A possible answer is that the reason that the Sages decreed not to blow the shofar or go out with jewelry on Shabbat is that even according to the lenient position, intercity roads are considered reshut ha-rabim regardless of how many people use them, as explained in BHL 345:7 toward the end of s.v. “she-ein.” In the time of the Sages, traveling on intercity roads was common since the cities were small. People would travel from city to city and from village to city on the same roads. The reason for the difference between intracity roads and intercity ones is that the roads outside a city belong to the entire world. Therefore, even if less than 600,000 people traverse an intercity road daily, it still belongs to the public and is considered a reshut ha-rabim. In contrast, a road within a city or adjacent to it belongs to the city residents and is not a reshut ha-rabim by Torah law. In such a case, only if 600,000 people traverse it daily is it considered a public road rather than belonging to the city’s residents.
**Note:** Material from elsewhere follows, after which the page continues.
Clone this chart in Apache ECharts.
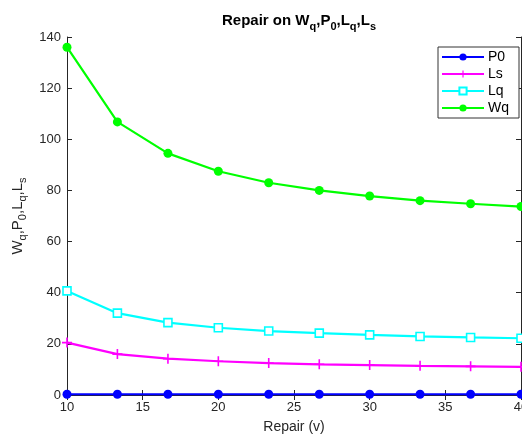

Based on this, we can understand why the Sages said that if the gates of Jerusalem had not been locked at night, it would have been a reshut ha-rabim (Eruvin 6b), even though presumably fewer than 600,000 people passed through daily. Since Jerusalem served the entire Jewish people, its streets belonged to all the pilgrims, and thus were comparable to intercity roads. Therefore, had the city not been walled, and had the gates not been locked each night, it would have been deemed a reshut ha-rabim. See more in the next note.